If it costs $9 billion, it will fall by 0.5 per cent.

Prime Minister Scott Morrison will announce another JobKeeper expansion on Friday.

Government must spend even more

Asked whether the government should announce more support measures in light of Victoria’s lockdown, Mr Eslake said more stimulus was a given and only the type of stimulus needed was up for debate.

The Treasurer was right in saying tax cuts would put more money into people’s pockets, he said, but targeted cash handouts, infrastructure spending, and social housing projects would stimulate the economy more effectively, as the money would be spent rather than saved.

“The advantages of social housing programs are, apart from the fact that there’s a real need for them, that they are easy to turn up and down. They have a high labour content, most of the materials used in them are locally produced, and they can also be spread much more widely across the country than, say, a big-ticket infrastructure program like a toll road,” Mr Eslake said.

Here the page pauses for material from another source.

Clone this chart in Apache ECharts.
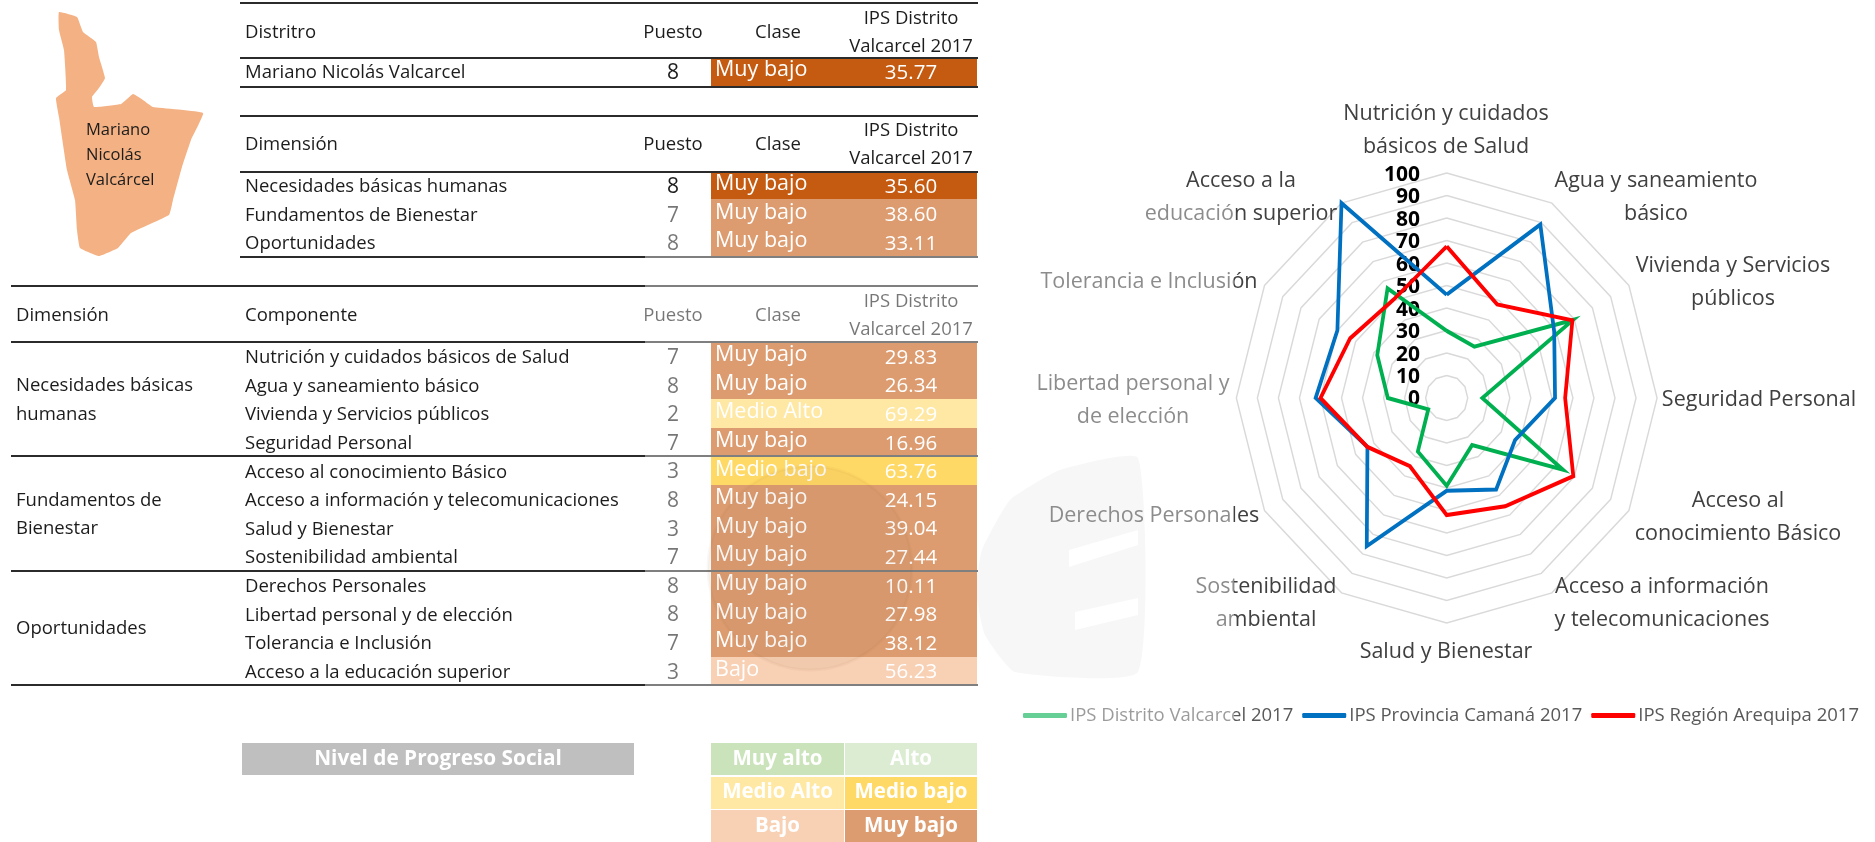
<!DOCTYPE html>
<html><head><meta charset="utf-8">
<style>html,body{margin:0;padding:0;background:#fff}#c{width:1875px;height:842px}</style>
<script src="https://cdn.jsdelivr.net/npm/echarts@6/dist/echarts.min.js"></script>
</head><body><div id="c"></div>
<script>
// ---------- data ----------
const districtName = "Mariano Nicolás Valcarcel";
const districtRank = 8;
const districtClass = "Muy bajo";
const districtValue = "35.77";

const dimensionNames = ["Necesidades básicas humanas", "Fundamentos de Bienestar", "Oportunidades"];
const dimensionRanks = [8, 7, 8];
const dimensionClasses = ["Muy bajo", "Muy bajo", "Muy bajo"];
const dimensionValues = ["35.60", "38.60", "33.11"];

const componentNames = ["Nutrición y cuidados básicos de Salud", "Agua y saneamiento básico", "Vivienda y Servicios públicos", "Seguridad Personal", "Acceso al conocimiento Básico", "Acceso a información y telecomunicaciones", "Salud y Bienestar", "Sostenibilidad ambiental", "Derechos Personales", "Libertad personal y de elección", "Tolerancia e Inclusión", "Acceso a la educación superior"];
const componentRanks = [7, 8, 2, 7, 3, 8, 3, 7, 8, 8, 7, 3];
const componentClasses = ["Muy bajo", "Muy bajo", "Medio Alto", "Muy bajo", "Medio bajo", "Muy bajo", "Muy bajo", "Muy bajo", "Muy bajo", "Muy bajo", "Muy bajo", "Bajo"];
const componentValues = ["29.83", "26.34", "69.29", "16.96", "63.76", "24.15", "39.04", "27.44", "10.11", "27.98", "38.12", "56.23"];

const seriesNames = ["IPS Distrito Valcarcel 2017", "IPS Provincia Camaná 2017", "IPS Región Arequipa 2017"];
const distritoValues = [29.83, 26.34, 69.29, 16.96, 63.76, 24.15, 39.04, 27.44, 10.11, 27.98, 38.12, 56.23];
const provinciaValues = [45.9, 89, 59, 51.5, 37.5, 47, 41.2, 76, 43.5, 62.3, 60, 100];
const regionValues = [67.4, 48, 69, 56.3, 69.5, 55.6, 52, 35, 43.5, 60, 53, 50.5];
const radarTicks = [0, 10, 20, 30, 40, 50, 60, 70, 80, 90, 100];
const radarLabels = ["Nutrición y cuidados\nbásicos de Salud", "Agua y saneamiento\nbásico", "Vivienda y Servicios\npúblicos", "Seguridad Personal", "Acceso al\nconocimiento Básico", "Acceso a información\ny telecomunicaciones", "Salud y Bienestar", "Sostenibilidad\nambiental", "Derechos Personales", "Libertad personal y\nde elección", "Tolerancia e Inclusión", "Acceso a la\neducación superior"];
const levelLabels = ["Muy alto", "Alto", "Medio Alto", "Medio bajo", "Bajo", "Muy bajo"];

// ---------- layout / style ----------
const FONT = '"Open Sans","Noto Sans",sans-serif';
const classColor = {"Muy alto":"#A9D18E","Alto":"#C5E0B4","Medio Alto":"#FFD966","Medio bajo":"#FFC000","Bajo":"#F4B183","Muy bajo":"#C55A11"};
const lineColors = ["#00B050", "#0070C0", "#FF0000"];
const labelPos = [[1446,130],[1656,197],[1733,282],[1759,400],[1738,517],[1662,603],[1446,652],[1266,603],[1154,516],[1133,400],[1149,282],[1241,197]];
const RADAR_CX = 1446.7, RADAR_SQUEEZE = 0.935;
const g = [];
const TXT = 18.5;
function text(s, x, y, size, color, align, extra) {
  g.push({type:'text', x, y, z:10, style:Object.assign({text:s, fill:color, font:`${size}px ${FONT}`, align:align||'left', verticalAlign:'middle'}, extra||{})});
}
function rect(x, y, w, h, fill, z) { g.push({type:'rect', z:z||5, shape:{x:Math.round(x), y:Math.round(y), width:w, height:Math.round(y+h)-Math.round(y)}, style:{fill}}); }
function rule(x1, x2, y) { g.push({type:'rect', z:12, shape:{x:x1, y:y-1, width:x2-x1, height:2}, style:{fill:'#2b2b2b'}}); }
const INK = '#1c1c1c';
function header(first, y) {
  text(first, 245, y+1, TXT, INK);
  text("Puesto", 673, y+1, TXT, INK, 'center');
  text("Clase", 778, y+1, TXT, INK, 'center');
  text("IPS Distrito", 911, y-13, TXT, INK, 'center');
  text("Valcarcel 2017", 911, y+15, TXT, INK, 'center');
}
function row(name, rank, cls, val, yc, top, h) {
  text(name, 245, yc+1, TXT, INK);
  text(String(rank), 673, yc+1, 21, INK, 'center');
  rect(711, top, 266, h, classColor[cls]);
  text(cls, 715, yc-2, 21.5, '#fff');
  text(val, 911, yc+1, 20.5, '#fff', 'center');
}
// map
g.push({type:'polygon', z:3, shape:{smooth:0.1, points:[[59,12],[77,17],[83,32],[96,42],[99,57],[105,78],[99,88],[92,97],[94,107],[121,104],[133,94],[143,100],[153,107],[203,113],[191,140],[182,167],[173,200],[169,215],[131,233],[118,248],[99,256],[80,248],[77,230],[75,200],[67,170],[59,117],[56,98],[66,90],[64,50],[59,30]]}, style:{fill:'#F4B183'}});
["Mariano","Nicolás","Valcárcel"].forEach((s,i)=>text(s,86,130+25*i,16.5,INK));
// table 1
header("Distritro", 32);
row(districtName, districtRank, districtClass, districtValue, 72, 59, 28);
[3,58,87].forEach(y=>rule(240,978,y));
// table 2
header("Dimensión", 144);
dimensionNames.forEach((n,i)=>row(n, dimensionRanks[i], dimensionClasses[i], dimensionValues[i], 186+28.6*i, 172+28.4*i, 28.6));
[116,172,257].forEach(y=>rule(240,978,y));
// table 3
text("Dimensión", 16, 316, TXT, INK);
header("Componente", 315);
componentNames.forEach((n,i)=>row(n, componentRanks[i], componentClasses[i], componentValues[i], 357+28.6*i, 342+28.6*i, 28.6));
[286,342,456,571,685].forEach(y=>rule(11,978,y));
text("Necesidades básicas",16,386,TXT,INK); text("humanas",16,415,TXT,INK);
text("Fundamentos de",16,501,TXT,INK); text("Bienestar",16,529,TXT,INK);
text("Oportunidades",16,629,TXT,INK);
// level legend
rect(242,743,392,32,'#BFBFBF');
text("Nivel de Progreso Social",438,759,20,'#fff','center',{font:`bold 20.8px ${FONT}`});
levelLabels.forEach((s,i)=>{
  const cx = i%2, r = Math.floor(i/2);
  const x = cx?845:711, w = cx?132:133, y = 743+33.6*r, h = 32;
  rect(x, y, w, h, classColor[s]);
  text(s, x+w/2, y+h/2, 20, '#fff', 'center', {font:`bold 20.5px ${FONT}`});
});
// radar labels
radarLabels.forEach((s,i)=>text(s, labelPos[i][0], labelPos[i][1], 21.5, '#404040', 'center', {lineHeight:33}));
// watermark
g.push({type:'polygon', z:1, shape:{smooth:0.15, points:[[1138,458],[1060,470],[1010,500],[982,550],[976,590],[985,635],[1015,672],[1138,672]]}, style:{fill:'#F2F2F2'}});
g.push({type:'polygon', z:1, shape:{points:[[1069,550],[1138,530],[1138,545],[1069,567]]}, style:{fill:'#fff'}});
g.push({type:'polygon', z:1, shape:{points:[[1075,612],[1138,598],[1138,615],[1075,630]]}, style:{fill:'#fff'}});
// translucent sheet + seal
g.push({type:'rect', z:100, shape:{x:645, y:199, width:589, height:643}, style:{fill:'rgba(255,255,255,0.4)'}});
g.push({type:'circle', z:101, shape:{cx:810, cy:568, r:102}, style:{fill:'rgba(120,70,30,0.05)', stroke:'rgba(120,70,30,0.04)', lineWidth:3}});

// ECharts lays radar indicators out anticlockwise; the reference runs clockwise.
const clockwiseOrder = arr => [arr[0]].concat(arr.slice(1).reverse());

const option = {
  animation:false,
  backgroundColor:'#fff',
  textStyle:{fontFamily:FONT},
  legend:{left:1023, top:706, padding:0, itemWidth:44, itemHeight:5, itemGap:9, icon:'roundRect', z:50,
    textStyle:{fontSize:18.5, color:'#595959', fontFamily:FONT, padding:[0,0,0,-2]}, data:seriesNames},
  radar:{center:[RADAR_CX,398], radius:225, startAngle:90, shape:'polygon', splitNumber:10,
    indicator:clockwiseOrder(componentNames).map(n=>({name:n, min:0, max:100})),
    axisName:{show:false}, axisLine:{show:false}, axisTick:{show:false},
    splitArea:{show:false}, splitLine:{lineStyle:{color:'#D9D9D9', width:1.5}}},
  grid:{left:1424, width:10, top:175, height:224.5, containLabel:false},
  xAxis:{type:'value', show:false, min:0, max:1},
  yAxis:{type:'value', min:0, max:100, interval:10, position:'left',
    axisLine:{show:false}, axisTick:{show:false}, splitLine:{show:false},
    axisLabel:{show:true, margin:4, color:'#000', fontWeight:'bold', fontSize:21, fontFamily:FONT,
      customValues:radarTicks, formatter:v=>String(v)}},
  series:[{type:'radar', symbol:'none', z:3,
    data:[distritoValues, provinciaValues, regionValues].map((v,i)=>({
      name:seriesNames[i], value:clockwiseOrder(v),
      lineStyle:{color:lineColors[i], width:4, join:'miter'}, itemStyle:{color:lineColors[i]}
    }))}],
  graphic:{elements:g}
};
const chart = echarts.init(document.getElementById('c'),null,{renderer:'canvas'});
chart.setOption(option);
// The reference's radar is slightly narrower than tall: squeeze the radar views horizontally.
(chart._componentsViews||[]).concat(chart._chartsViews||[]).forEach(v=>{
  if (v && v.type==='radar' && v.group) {
    v.group.originX = RADAR_CX; v.group.scaleX = RADAR_SQUEEZE; v.group.markRedraw();
  }
});
chart.getZr().refreshImmediately();
</script></body></html>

The government could also consider introducing a voucher scheme to boost tourism, whereby households are given time-sensitive coupons that can only be spent on certain tourism activities.

“It would be very effective in targeting assistance to where it’s most needed,” Mr Eslake said.

Market Economics director Stephen Koukoulas has also been a vocal advocate of more government spending.

He argued in a column this week that more stimulus was needed even before the Victorian lockdown, as previous measures had been “stingy and tied up in complex red tape”.

“[The stimulus] needs to be targeted at sectors in pain – tourism, education, the arts and related businesses. It needs to be directed at geographical areas where labour underutilisation is set to exceed 25 per cent,” Mr Koukoulas wrote.

“If this call for action sounds like a broken record, it is because economic records are being broken.”